Every line of the listing must be reproduced as it stands. Leave the images behind.

····················

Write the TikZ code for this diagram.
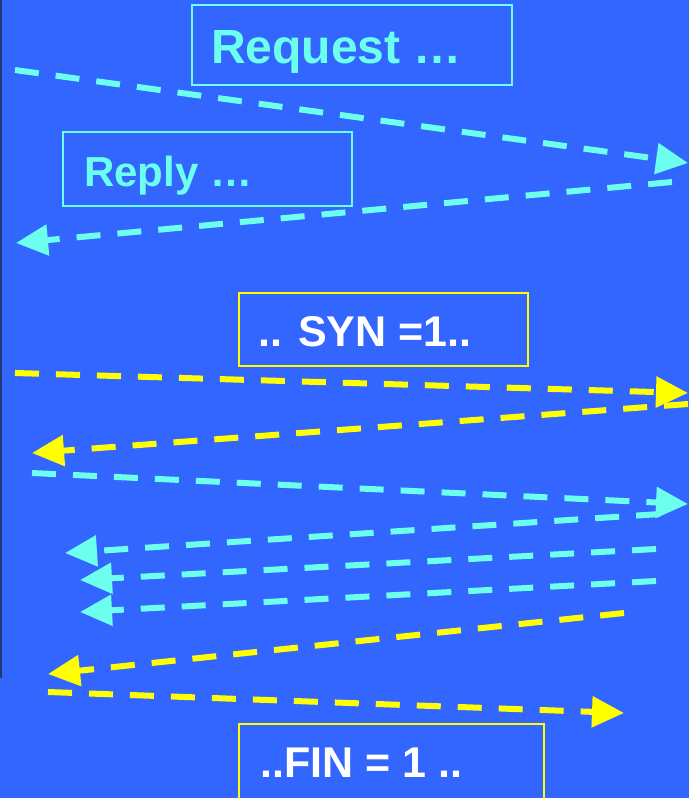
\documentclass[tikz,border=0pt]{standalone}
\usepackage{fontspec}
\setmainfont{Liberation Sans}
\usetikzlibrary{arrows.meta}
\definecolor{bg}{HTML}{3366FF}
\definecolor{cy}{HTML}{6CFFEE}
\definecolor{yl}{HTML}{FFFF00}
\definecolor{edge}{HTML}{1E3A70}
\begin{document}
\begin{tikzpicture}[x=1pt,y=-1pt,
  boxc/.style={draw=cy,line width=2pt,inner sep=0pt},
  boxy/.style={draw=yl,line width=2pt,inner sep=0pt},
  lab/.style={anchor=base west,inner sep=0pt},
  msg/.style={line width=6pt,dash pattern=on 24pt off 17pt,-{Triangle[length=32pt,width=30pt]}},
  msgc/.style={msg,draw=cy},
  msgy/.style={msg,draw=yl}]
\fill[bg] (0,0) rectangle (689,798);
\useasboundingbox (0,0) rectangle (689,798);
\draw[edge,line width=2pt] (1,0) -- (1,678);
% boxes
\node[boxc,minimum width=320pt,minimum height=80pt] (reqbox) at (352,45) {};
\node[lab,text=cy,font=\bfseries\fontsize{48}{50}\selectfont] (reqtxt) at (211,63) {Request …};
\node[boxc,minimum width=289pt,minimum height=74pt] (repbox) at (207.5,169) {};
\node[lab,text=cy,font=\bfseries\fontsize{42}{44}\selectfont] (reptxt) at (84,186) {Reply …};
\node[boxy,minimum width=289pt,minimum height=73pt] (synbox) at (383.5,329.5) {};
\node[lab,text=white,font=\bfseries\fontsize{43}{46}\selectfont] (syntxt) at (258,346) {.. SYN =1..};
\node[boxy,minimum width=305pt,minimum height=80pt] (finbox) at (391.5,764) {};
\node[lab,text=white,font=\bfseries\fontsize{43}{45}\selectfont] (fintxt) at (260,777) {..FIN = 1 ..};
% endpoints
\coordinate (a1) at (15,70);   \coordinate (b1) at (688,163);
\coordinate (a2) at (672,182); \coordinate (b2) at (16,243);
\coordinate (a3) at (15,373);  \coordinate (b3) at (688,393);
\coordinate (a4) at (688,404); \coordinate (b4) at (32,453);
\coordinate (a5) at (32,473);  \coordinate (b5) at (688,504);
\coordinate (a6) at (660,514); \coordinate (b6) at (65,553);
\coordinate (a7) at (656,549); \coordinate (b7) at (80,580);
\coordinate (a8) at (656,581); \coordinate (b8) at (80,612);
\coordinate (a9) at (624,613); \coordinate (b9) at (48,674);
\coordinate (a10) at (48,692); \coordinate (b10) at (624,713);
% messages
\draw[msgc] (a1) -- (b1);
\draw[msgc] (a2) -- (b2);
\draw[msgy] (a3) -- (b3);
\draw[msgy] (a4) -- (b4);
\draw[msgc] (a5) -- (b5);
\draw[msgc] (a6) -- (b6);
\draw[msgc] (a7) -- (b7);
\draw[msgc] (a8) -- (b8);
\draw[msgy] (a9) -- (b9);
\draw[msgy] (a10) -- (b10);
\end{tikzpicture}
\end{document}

····················

### ANSWER FOR THIS EXERCISE
Write the TikZ code for this diagram.
\documentclass[tikz,border=0pt]{standalone}
\usepackage{fontspec}
\setmainfont{Liberation Sans}
\usetikzlibrary{arrows.meta}
\definecolor{bg}{HTML}{3366FF}
\definecolor{cy}{HTML}{6CFFEE}
\definecolor{yl}{HTML}{FFFF00}
\definecolor{edge}{HTML}{1E3A70}
\begin{document}
\begin{tikzpicture}[x=1pt,y=-1pt,
  boxc/.style={draw=cy,line width=2pt,inner sep=0pt},
  boxy/.style={draw=yl,line width=2pt,inner sep=0pt},
  lab/.style={anchor=base west,inner sep=0pt},
  msg/.style={line width=6pt,dash pattern=on 24pt off 17pt,-{Triangle[length=32pt,width=30pt]}},
  msgc/.style={msg,draw=cy},
  msgy/.style={msg,draw=yl}]
\fill[bg] (0,0) rectangle (689,798);
\useasboundingbox (0,0) rectangle (689,798);
\draw[edge,line width=2pt] (1,0) -- (1,678);
% boxes
\node[boxc,minimum width=320pt,minimum height=80pt] (reqbox) at (352,45) {};
\node[lab,text=cy,font=\bfseries\fontsize{48}{50}\selectfont] (reqtxt) at (211,63) {Request …};
\node[boxc,minimum width=289pt,minimum height=74pt] (repbox) at (207.5,169) {};
\node[lab,text=cy,font=\bfseries\fontsize{42}{44}\selectfont] (reptxt) at (84,186) {Reply …};
\node[boxy,minimum width=289pt,minimum height=73pt] (synbox) at (383.5,329.5) {};
\node[lab,text=white,font=\bfseries\fontsize{43}{46}\selectfont] (syntxt) at (258,346) {.. SYN =1..};
\node[boxy,minimum width=305pt,minimum height=80pt] (finbox) at (391.5,764) {};
\node[lab,text=white,font=\bfseries\fontsize{43}{45}\selectfont] (fintxt) at (260,777) {..FIN = 1 ..};
% endpoints
\coordinate (a1) at (15,70);   \coordinate (b1) at (688,163);
\coordinate (a2) at (672,182); \coordinate (b2) at (16,243);
\coordinate (a3) at (15,373);  \coordinate (b3) at (688,393);
\coordinate (a4) at (688,404); \coordinate (b4) at (32,453);
\coordinate (a5) at (32,473);  \coordinate (b5) at (688,504);
\coordinate (a6) at (660,514); \coordinate (b6) at (65,553);
\coordinate (a7) at (656,549); \coordinate (b7) at (80,580);
\coordinate (a8) at (656,581); \coordinate (b8) at (80,612);
\coordinate (a9) at (624,613); \coordinate (b9) at (48,674);
\coordinate (a10) at (48,692); \coordinate (b10) at (624,713);
% messages
\draw[msgc] (a1) -- (b1);
\draw[msgc] (a2) -- (b2);
\draw[msgy] (a3) -- (b3);
\draw[msgy] (a4) -- (b4);
\draw[msgc] (a5) -- (b5);
\draw[msgc] (a6) -- (b6);
\draw[msgc] (a7) -- (b7);
\draw[msgc] (a8) -- (b8);
\draw[msgy] (a9) -- (b9);
\draw[msgy] (a10) -- (b10);
\end{tikzpicture}
\end{document}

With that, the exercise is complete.